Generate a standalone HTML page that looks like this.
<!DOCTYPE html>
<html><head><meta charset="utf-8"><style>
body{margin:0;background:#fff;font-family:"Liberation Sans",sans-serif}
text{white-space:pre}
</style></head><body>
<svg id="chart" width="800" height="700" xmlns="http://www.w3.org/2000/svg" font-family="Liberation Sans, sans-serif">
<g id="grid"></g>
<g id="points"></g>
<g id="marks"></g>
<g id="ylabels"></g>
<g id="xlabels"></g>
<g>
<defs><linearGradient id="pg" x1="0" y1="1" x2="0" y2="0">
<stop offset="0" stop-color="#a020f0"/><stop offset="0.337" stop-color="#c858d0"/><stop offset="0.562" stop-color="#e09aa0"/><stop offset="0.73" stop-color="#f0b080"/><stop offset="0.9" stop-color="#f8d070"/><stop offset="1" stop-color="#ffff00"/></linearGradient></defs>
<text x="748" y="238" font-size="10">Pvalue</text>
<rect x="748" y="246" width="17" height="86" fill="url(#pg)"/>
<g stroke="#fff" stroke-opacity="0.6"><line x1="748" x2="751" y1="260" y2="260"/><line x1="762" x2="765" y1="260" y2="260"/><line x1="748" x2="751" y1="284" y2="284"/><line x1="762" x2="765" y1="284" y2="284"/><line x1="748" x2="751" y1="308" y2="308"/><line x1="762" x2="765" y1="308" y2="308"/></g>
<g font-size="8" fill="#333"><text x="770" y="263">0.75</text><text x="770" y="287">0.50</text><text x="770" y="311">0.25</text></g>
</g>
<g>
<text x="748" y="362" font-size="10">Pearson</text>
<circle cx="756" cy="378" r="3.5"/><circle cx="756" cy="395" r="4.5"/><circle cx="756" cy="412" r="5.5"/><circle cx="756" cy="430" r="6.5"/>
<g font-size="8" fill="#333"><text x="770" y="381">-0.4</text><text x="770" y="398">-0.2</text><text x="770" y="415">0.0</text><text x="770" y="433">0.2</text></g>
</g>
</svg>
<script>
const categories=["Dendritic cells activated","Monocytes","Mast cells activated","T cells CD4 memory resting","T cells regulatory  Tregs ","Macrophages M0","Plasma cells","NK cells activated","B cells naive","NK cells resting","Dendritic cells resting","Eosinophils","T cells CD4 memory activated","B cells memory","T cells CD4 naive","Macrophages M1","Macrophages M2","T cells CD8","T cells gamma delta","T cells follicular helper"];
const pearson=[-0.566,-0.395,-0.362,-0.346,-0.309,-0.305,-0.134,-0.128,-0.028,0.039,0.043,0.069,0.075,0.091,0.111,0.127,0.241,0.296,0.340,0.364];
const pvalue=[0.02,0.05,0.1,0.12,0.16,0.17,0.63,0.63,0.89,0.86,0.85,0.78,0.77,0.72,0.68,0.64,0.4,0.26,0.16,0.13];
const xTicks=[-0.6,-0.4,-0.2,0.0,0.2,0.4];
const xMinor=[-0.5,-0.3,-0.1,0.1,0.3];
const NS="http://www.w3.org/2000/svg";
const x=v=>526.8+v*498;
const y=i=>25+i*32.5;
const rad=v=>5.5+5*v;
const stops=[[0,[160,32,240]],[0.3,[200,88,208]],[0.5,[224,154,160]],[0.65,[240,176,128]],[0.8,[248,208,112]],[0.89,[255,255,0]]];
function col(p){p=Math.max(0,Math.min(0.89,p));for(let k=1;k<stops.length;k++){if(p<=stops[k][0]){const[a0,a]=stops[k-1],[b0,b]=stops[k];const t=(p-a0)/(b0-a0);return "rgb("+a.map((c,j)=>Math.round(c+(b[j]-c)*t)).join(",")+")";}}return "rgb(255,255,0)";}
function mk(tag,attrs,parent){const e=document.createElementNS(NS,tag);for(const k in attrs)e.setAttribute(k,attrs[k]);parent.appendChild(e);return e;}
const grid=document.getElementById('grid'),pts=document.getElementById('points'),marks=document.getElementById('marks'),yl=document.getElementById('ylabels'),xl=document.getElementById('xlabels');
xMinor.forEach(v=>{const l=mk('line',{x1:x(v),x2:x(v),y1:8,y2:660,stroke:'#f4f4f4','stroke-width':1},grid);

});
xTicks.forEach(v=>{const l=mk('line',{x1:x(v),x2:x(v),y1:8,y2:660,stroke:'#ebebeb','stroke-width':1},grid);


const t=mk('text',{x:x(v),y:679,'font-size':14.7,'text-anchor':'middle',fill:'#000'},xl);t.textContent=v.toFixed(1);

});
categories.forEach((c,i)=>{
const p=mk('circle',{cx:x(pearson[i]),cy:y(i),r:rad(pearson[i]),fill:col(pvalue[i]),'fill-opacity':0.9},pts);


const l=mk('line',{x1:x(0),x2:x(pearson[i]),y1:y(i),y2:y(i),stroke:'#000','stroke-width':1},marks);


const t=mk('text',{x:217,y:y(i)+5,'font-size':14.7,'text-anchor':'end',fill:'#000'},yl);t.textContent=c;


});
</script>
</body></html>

What to work on => Return the whole listing exactly, with every line included.

Solution =>
Generate a standalone HTML page that looks like this.
<!DOCTYPE html>
<html><head><meta charset="utf-8"><style>
body{margin:0;background:#fff;font-family:"Liberation Sans",sans-serif}
text{white-space:pre}
</style></head><body>
<svg id="chart" width="800" height="700" xmlns="http://www.w3.org/2000/svg" font-family="Liberation Sans, sans-serif">
<g id="grid"></g>
<g id="points"></g>
<g id="marks"></g>
<g id="ylabels"></g>
<g id="xlabels"></g>
<g>
<defs><linearGradient id="pg" x1="0" y1="1" x2="0" y2="0">
<stop offset="0" stop-color="#a020f0"/><stop offset="0.337" stop-color="#c858d0"/><stop offset="0.562" stop-color="#e09aa0"/><stop offset="0.73" stop-color="#f0b080"/><stop offset="0.9" stop-color="#f8d070"/><stop offset="1" stop-color="#ffff00"/></linearGradient></defs>
<text x="748" y="238" font-size="10">Pvalue</text>
<rect x="748" y="246" width="17" height="86" fill="url(#pg)"/>
<g stroke="#fff" stroke-opacity="0.6"><line x1="748" x2="751" y1="260" y2="260"/><line x1="762" x2="765" y1="260" y2="260"/><line x1="748" x2="751" y1="284" y2="284"/><line x1="762" x2="765" y1="284" y2="284"/><line x1="748" x2="751" y1="308" y2="308"/><line x1="762" x2="765" y1="308" y2="308"/></g>
<g font-size="8" fill="#333"><text x="770" y="263">0.75</text><text x="770" y="287">0.50</text><text x="770" y="311">0.25</text></g>
</g>
<g>
<text x="748" y="362" font-size="10">Pearson</text>
<circle cx="756" cy="378" r="3.5"/><circle cx="756" cy="395" r="4.5"/><circle cx="756" cy="412" r="5.5"/><circle cx="756" cy="430" r="6.5"/>
<g font-size="8" fill="#333"><text x="770" y="381">-0.4</text><text x="770" y="398">-0.2</text><text x="770" y="415">0.0</text><text x="770" y="433">0.2</text></g>
</g>
</svg>
<script>
const categories=["Dendritic cells activated","Monocytes","Mast cells activated","T cells CD4 memory resting","T cells regulatory  Tregs ","Macrophages M0","Plasma cells","NK cells activated","B cells naive","NK cells resting","Dendritic cells resting","Eosinophils","T cells CD4 memory activated","B cells memory","T cells CD4 naive","Macrophages M1","Macrophages M2","T cells CD8","T cells gamma delta","T cells follicular helper"];
const pearson=[-0.566,-0.395,-0.362,-0.346,-0.309,-0.305,-0.134,-0.128,-0.028,0.039,0.043,0.069,0.075,0.091,0.111,0.127,0.241,0.296,0.340,0.364];
const pvalue=[0.02,0.05,0.1,0.12,0.16,0.17,0.63,0.63,0.89,0.86,0.85,0.78,0.77,0.72,0.68,0.64,0.4,0.26,0.16,0.13];
const xTicks=[-0.6,-0.4,-0.2,0.0,0.2,0.4];
const xMinor=[-0.5,-0.3,-0.1,0.1,0.3];
const NS="http://www.w3.org/2000/svg";
const x=v=>526.8+v*498;
const y=i=>25+i*32.5;
const rad=v=>5.5+5*v;
const stops=[[0,[160,32,240]],[0.3,[200,88,208]],[0.5,[224,154,160]],[0.65,[240,176,128]],[0.8,[248,208,112]],[0.89,[255,255,0]]];
function col(p){p=Math.max(0,Math.min(0.89,p));for(let k=1;k<stops.length;k++){if(p<=stops[k][0]){const[a0,a]=stops[k-1],[b0,b]=stops[k];const t=(p-a0)/(b0-a0);return "rgb("+a.map((c,j)=>Math.round(c+(b[j]-c)*t)).join(",")+")";}}return "rgb(255,255,0)";}
function mk(tag,attrs,parent){const e=document.createElementNS(NS,tag);for(const k in attrs)e.setAttribute(k,attrs[k]);parent.appendChild(e);return e;}
const grid=document.getElementById('grid'),pts=document.getElementById('points'),marks=document.getElementById('marks'),yl=document.getElementById('ylabels'),xl=document.getElementById('xlabels');
xMinor.forEach(v=>{const l=mk('line',{x1:x(v),x2:x(v),y1:8,y2:660,stroke:'#f4f4f4','stroke-width':1},grid);

});
xTicks.forEach(v=>{const l=mk('line',{x1:x(v),x2:x(v),y1:8,y2:660,stroke:'#ebebeb','stroke-width':1},grid);


const t=mk('text',{x:x(v),y:679,'font-size':14.7,'text-anchor':'middle',fill:'#000'},xl);t.textContent=v.toFixed(1);

});
categories.forEach((c,i)=>{
const p=mk('circle',{cx:x(pearson[i]),cy:y(i),r:rad(pearson[i]),fill:col(pvalue[i]),'fill-opacity':0.9},pts);


const l=mk('line',{x1:x(0),x2:x(pearson[i]),y1:y(i),y2:y(i),stroke:'#000','stroke-width':1},marks);


const t=mk('text',{x:217,y:y(i)+5,'font-size':14.7,'text-anchor':'end',fill:'#000'},yl);t.textContent=c;


});
</script>
</body></html>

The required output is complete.